Garonna tuttavia non fa fatica a vedere il bicchiere mezzo pieno. “In ogni caso io mi sento fiducioso. Il tracollo non c’è stato e il nostro debito continua ad essere sostenibile, i mercati non ci hanno ancora voltato le spalle, continuano a darci del sostegno. Certo non nego l’evidenza, questo Paese è fermo da 20 anni, non cresce e non dà la giusta spinta alle imprese. Ma ricordiamoci sempre e comunque che siamo un grande Paese, che negli ultimi anni ha fatto delle riforme importanti”.

Certo, il tema scottante sono le banche. Oggi tutti i principali titoli sono sotto pressione proprio a causa dell’enorme stock di Btp detenuti. Ma anche qui per Garonna non è tempo di sfaceli. Anzi.

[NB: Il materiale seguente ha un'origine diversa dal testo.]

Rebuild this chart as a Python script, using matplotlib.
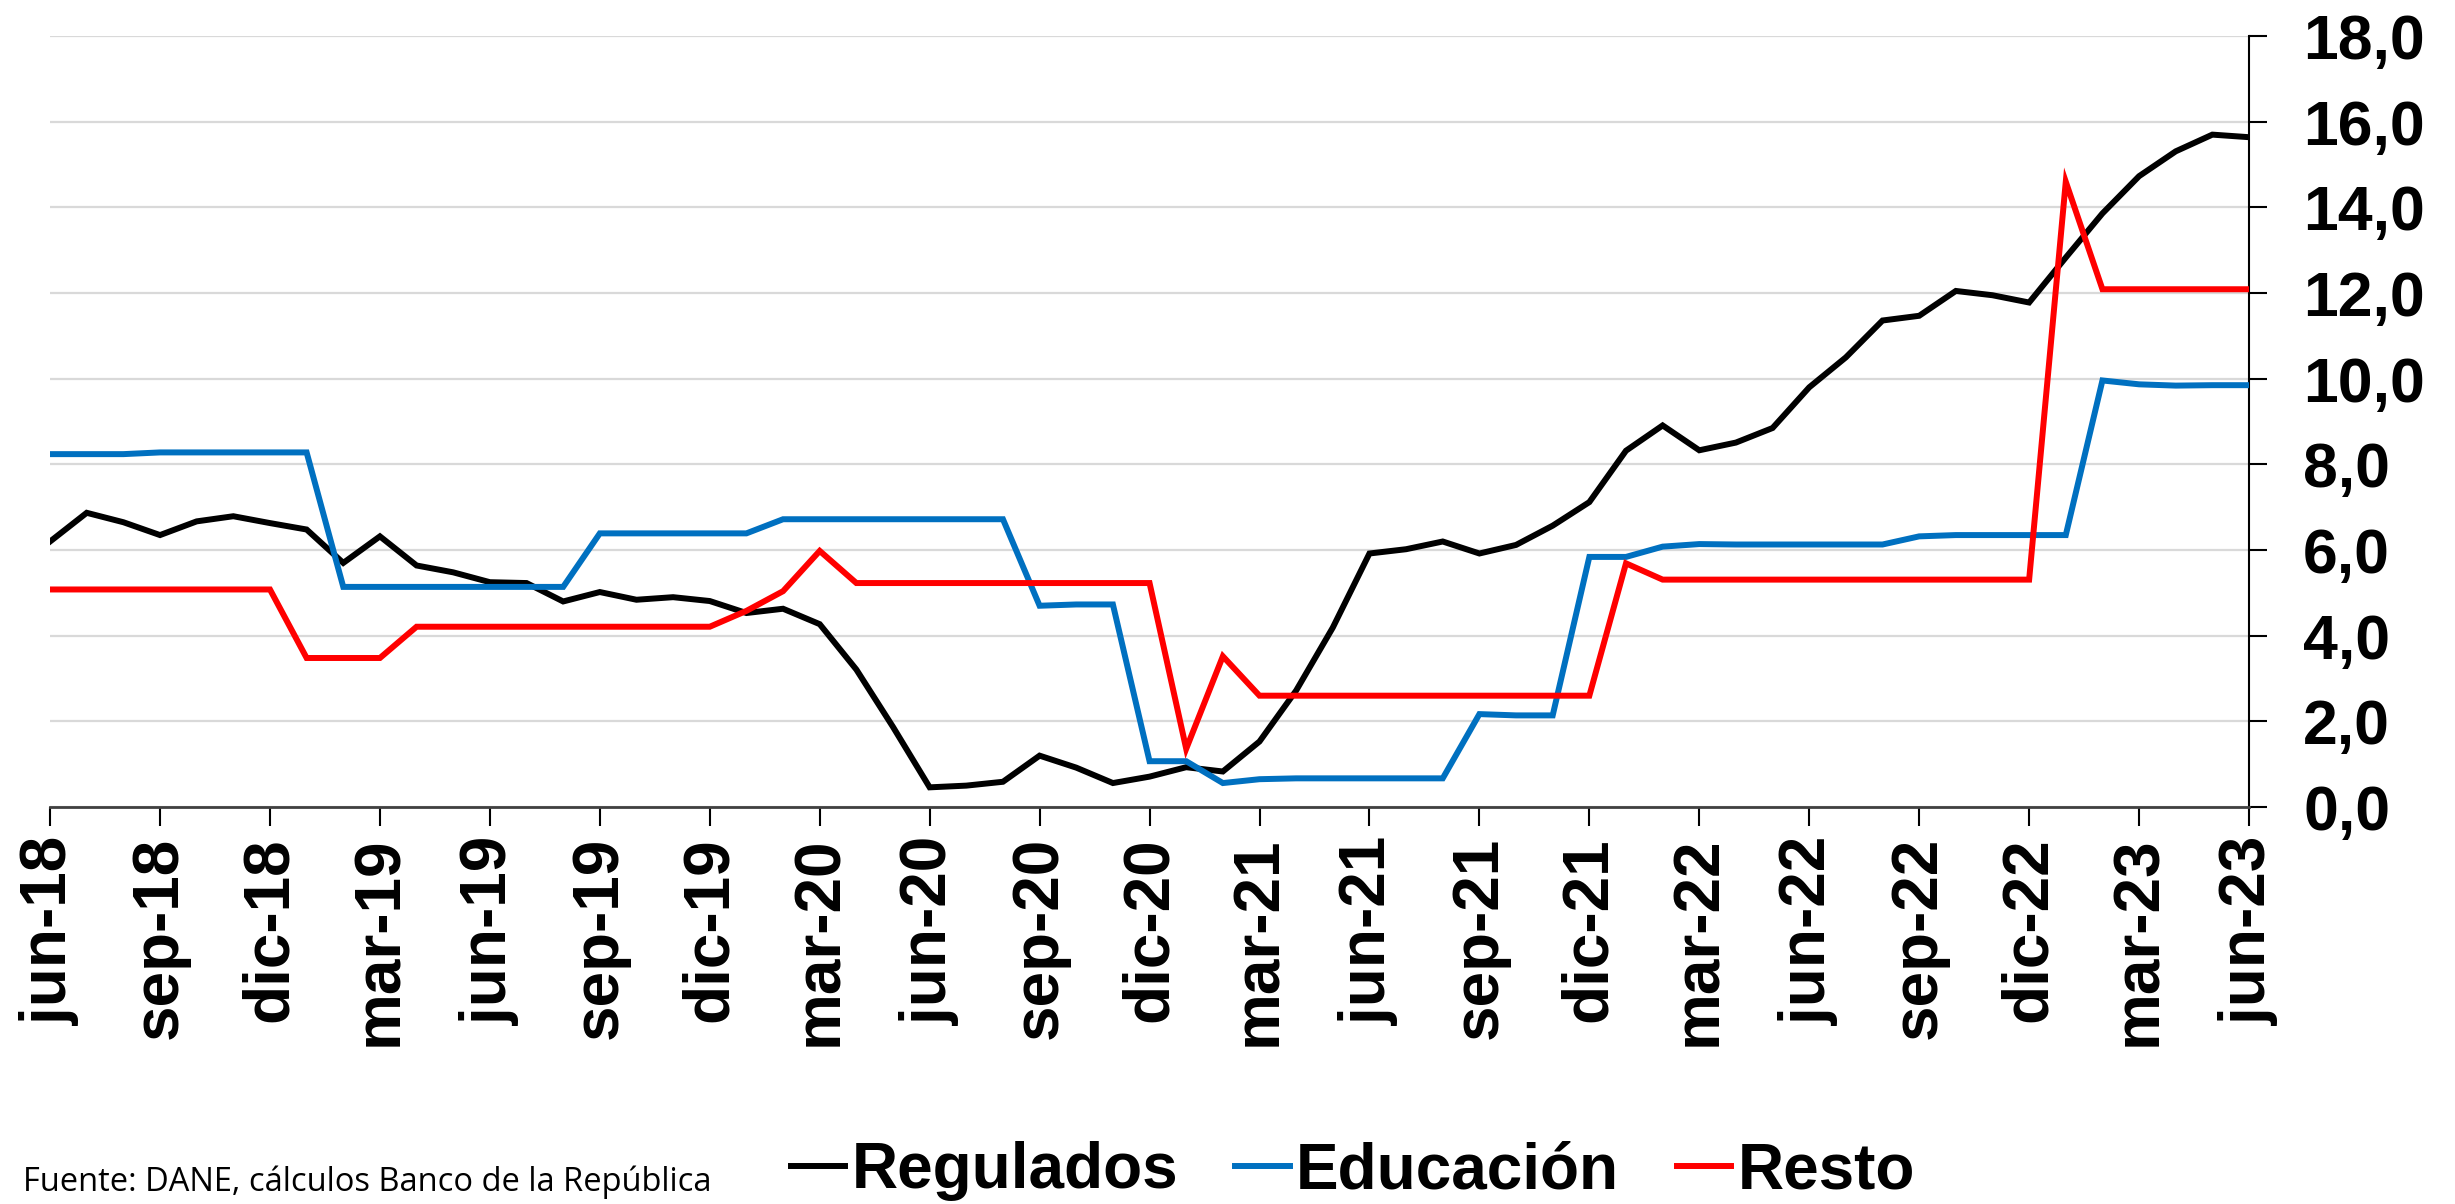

“Le banche? Sono molto esposte, vero, ma anche qui facciamo un po’ di verità. Abbiamo ancora molto da insegnare, anche ai tedeschi. Abbiamo un modello ancora valido, robusto, le banche sul territorio in Italia sono un esempio buono in tutta europa, non ce lo dimentichiamo anche con uno spread alto. Negli ultimi anni abbiamo rivoluzionato l’intero sistema con delle riforme profonde e oggi le nostre banche sono in Europa e operano in essa. Semmai stavolta, con tutto il rispetto del problema debito, è più l’Ue che non deve penalizzare i nostri istituti con delle riforme incomplete”.